Former Maryland, USA football team

The Baltimore Broncos were a minor league American football team based in Baltimore, Maryland. They played just one season in the Atlantic Coast Football League (ACFL) in 1963 and played their home games at Westport Stadium. The Broncos were coached by head coach Joe Bartlinski, assistant coach Jesse Thomas, defensive coach Doug Eggers, and offensive backfield coach Lloyd Colteryahn.

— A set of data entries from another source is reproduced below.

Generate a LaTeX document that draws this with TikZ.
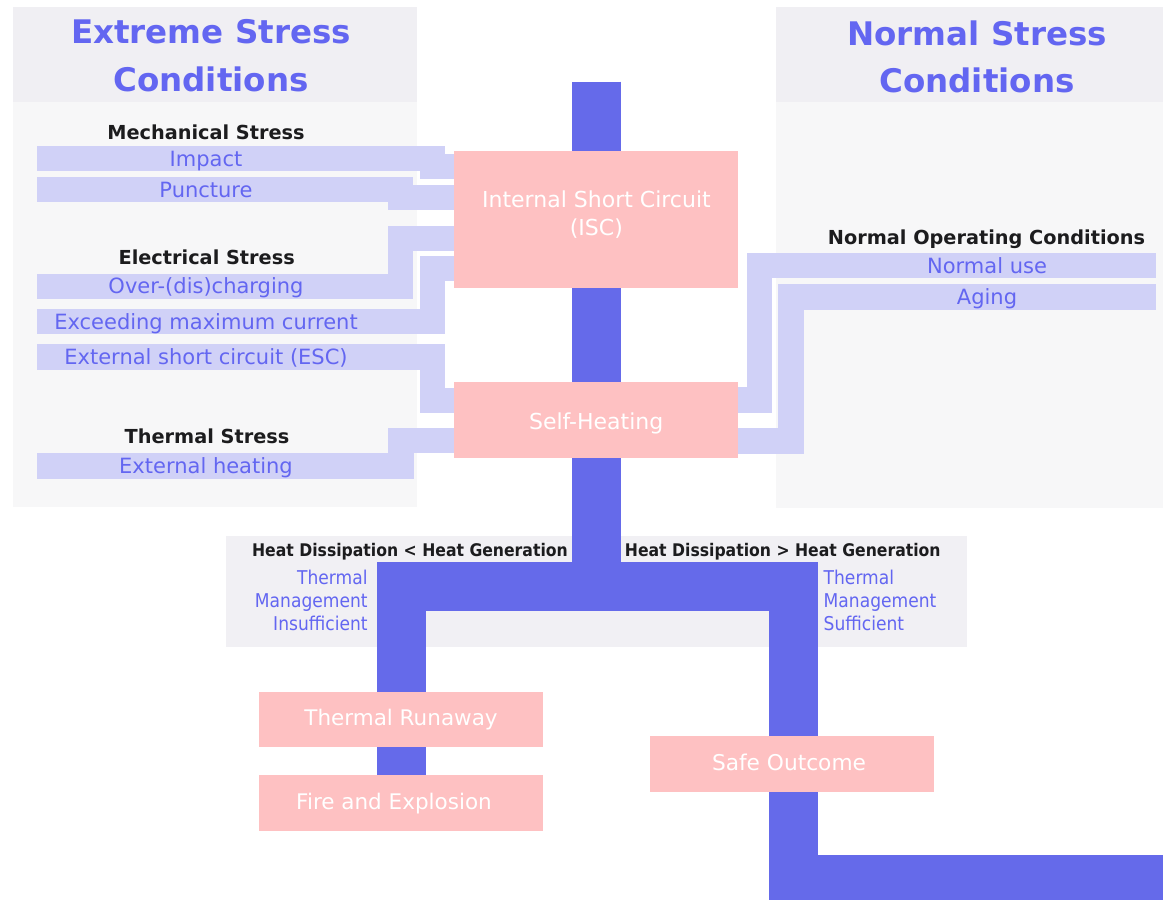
\documentclass[tikz,border=0pt]{standalone}
\usepackage{fontspec}
\setmainfont{DejaVu Sans}
\newfontfamily\condfont[FakeStretch=0.9]{DejaVu Sans}
\definecolor{lband}{RGB}{208,209,247}
\definecolor{tblue}{RGB}{101,106,234}
\definecolor{lbl}{RGB}{99,102,241}
\definecolor{pinkbox}{RGB}{254,193,194}
\definecolor{hdr}{RGB}{240,239,243}
\definecolor{pbody}{RGB}{247,247,248}
\definecolor{heatbg}{RGB}{241,240,244}
\definecolor{ink}{RGB}{28,28,30}
\pgfdeclarelayer{panel}
\pgfdeclarelayer{wire}
\pgfsetlayers{panel,wire,main}
\tikzset{
  band/.style={fill=lband, minimum width=338pt, minimum height=25.5pt, inner sep=0pt, outer sep=0pt,
    text=lbl, font=\fontsize{21}{25}\selectfont, text height=15.3pt, text depth=0pt},
  conn/.style={draw=lband, line width=25.5pt, line join=miter},
  trunk/.style={draw=tblue, line width=49pt, line join=miter},
  pbox/.style={fill=pinkbox, text=white, inner sep=0pt, outer sep=0pt, align=center,
    font=\fontsize{22}{28.3}\selectfont},
  pline/.style={pbox, text depth=0pt, text height=#1},
  ptext/.style={inner sep=0pt, text=white, align=center, font=\fontsize{22}{28.3}\selectfont},
  head/.style={inner sep=0pt, text=lbl, align=center, font=\bfseries\fontsize{32.5}{47.6}\selectfont},
  subhead/.style={inner sep=0pt, anchor=base, text=ink, font=\bfseries\fontsize{19.3}{23}\selectfont},
  heathead/.style={inner sep=0pt, text=ink, font=\condfont\bfseries\fontsize{17.4}{21}\selectfont},
  tm/.style={inner sep=0pt, text=lbl, font=\condfont\fontsize{19}{23.3}\selectfont}
}
\begin{document}
\begin{tikzpicture}[x=1pt,y=-1pt]
\useasboundingbox (0,0) rectangle (1163,900);

% pink boxes
\node[pbox, minimum width=284.3pt, minimum height=136.7pt] (isc) at (596.2,219.3) {};
\node[ptext, anchor=north] (isctext) at (596.4,190.2) {Internal Short Circuit\\(ISC)};
\node[pline=19pt, minimum width=284.3pt, minimum height=76pt] (sh) at (596.2,419.7) {Self-Heating};
\node[pline=12pt, minimum width=284.2pt, minimum height=55.6pt, font=\fontsize{21.5}{26}\selectfont] (tr) at (401,719.5) {Thermal Runaway};
\node[pline=12.5pt, minimum width=284.2pt, minimum height=55.7pt, font=\fontsize{21.5}{26}\selectfont] (fe) at (401,802.9) {Fire and Explosion\hspace*{14pt}};
\node[pline=12pt, minimum width=284.2pt, minimum height=56pt, font=\fontsize{21.7}{26}\selectfont] (so) at (792,764) {Safe Outcome\hspace*{6pt}};

% label bands
\node[band] (impact) at (206,158.5) {Impact};
\node[band] (puncture) at (206,189.5) {Puncture};
\node[band] (overdis) at (206,286.3) {Over-(dis)charging};
\node[band] (exceed) at (206,321.5) {Exceeding maximum current};
\node[band] (esc) at (206,357) {External short circuit (ESC)};
\node[band] (extheat) at (206,466) {External heating};
\node[band] (normuse) at (987,265.5) {Normal use};
\node[band] (aging) at (987,297) {Aging};

% headings
\node[head, anchor=north] (hx) at (211,19.2) {Extreme Stress\\Conditions};
\node[head, anchor=north] (hn) at (977,20.3) {Normal Stress\\Conditions};
\node[subhead] (mech) at (206,139.3) {Mechanical Stress};
\node[subhead] (elec) at (206.7,264) {Electrical Stress};
\node[subhead] (therm) at (207,443) {Thermal Stress};
\node[subhead] (noc) at (986.5,244) {Normal Operating Conditions};

\node[heathead, anchor=base east] (hlt) at (568,556) {Heat Dissipation < Heat Generation};
\node[heathead, anchor=base west] (hgt) at (624.7,556) {Heat Dissipation > Heat Generation};
\node[tm, anchor=north east, align=right] (tmi) at (367.8,569.6) {Thermal\\Management\\Insufficient};
\node[tm, anchor=north west, align=left] (tms) at (823.5,569.6) {Thermal\\Management\\Sufficient};

\coordinate (top) at (596.3,81.7);
\coordinate (split) at (596.3,586.2);
\coordinate (rsplit) at (793,586.2);
\coordinate (rbend) at (793,879.5);
\coordinate (exit) at (1180,879.5);

\begin{pgfonlayer}{panel}
  \fill[white] (0,0) rectangle (1163,900);
  \fill[pbody] (12.7,6.7) rectangle (416.7,506.7);
  \fill[hdr] (12.7,6.7) rectangle (416.7,101.7);
  \fill[pbody] (776,7.3) rectangle (1163,508);
  \fill[hdr] (776,7.3) rectangle (1163,102);
  \fill[heatbg] (226,536) rectangle (967,647);
\end{pgfonlayer}

\begin{pgfonlayer}{wire}
  \draw[conn] (impact.east) -- (432.5,158.5) |- (isc.west |- 0,166.5);
  \draw[conn] (puncture.east) -- (400.5,189.5) |- (isc.west |- 0,197.5);
  \draw[conn] (overdis.east) -- (400.5,286.3) |- (isc.west |- 0,238.5);
  \draw[conn] (exceed.east) -- (432.5,321.5) |- (isc.west |- 0,268.5);
  \draw[conn] (esc.east) -- (432.5,357) |- (sh.west |- 0,400.5);
  \draw[conn] (extheat.east) -- (401,466) |- (sh.west |- 0,440.5);
  \draw[conn] (normuse.west) -- (759.7,265.5) |- (sh.east |- 0,400);
  \draw[conn] (aging.west) -- (791,297) |- (sh.east |- 0,441);

  \draw[trunk] (top) -- (split);
  \draw[trunk] (fe.center) -- (fe.center |- split) -- (rsplit) -- (rbend) -- (exit);
\end{pgfonlayer}
\end{tikzpicture}
\end{document}
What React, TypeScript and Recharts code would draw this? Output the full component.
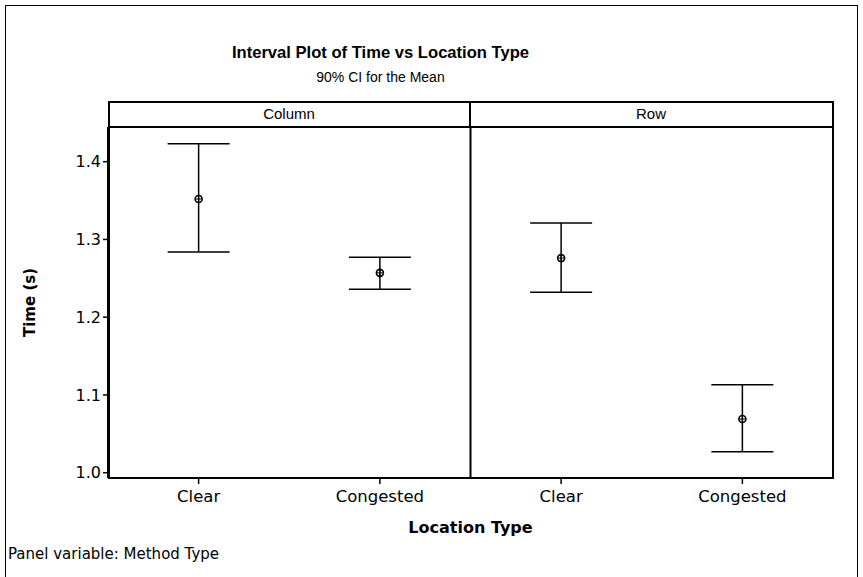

The franchise relocated several times after its stint in Baltimore in 1963. In late 1963, the Broncos were relocated to Hazleton, Pennsylvania to become the Hazelton Mustangs. In late 1964, the franchise was relocated to Scranton, Pennsylvania to become the Scranton Pros. In 1965, the team became the Scranton Miners until folding in 1966.

==History==
Before joining the ACFL in 1963, the Broncos spent two seasons in the Penn-Maryland football league. In its two seasons in the Penn-Maryland league, the Broncos dominated, losing only one game, going undefeated in 1961 and untied in 1962.

The Broncos only season in the ACFL was a struggle, posting a 2–10 regular season record and finishing 6th in the Southern Division.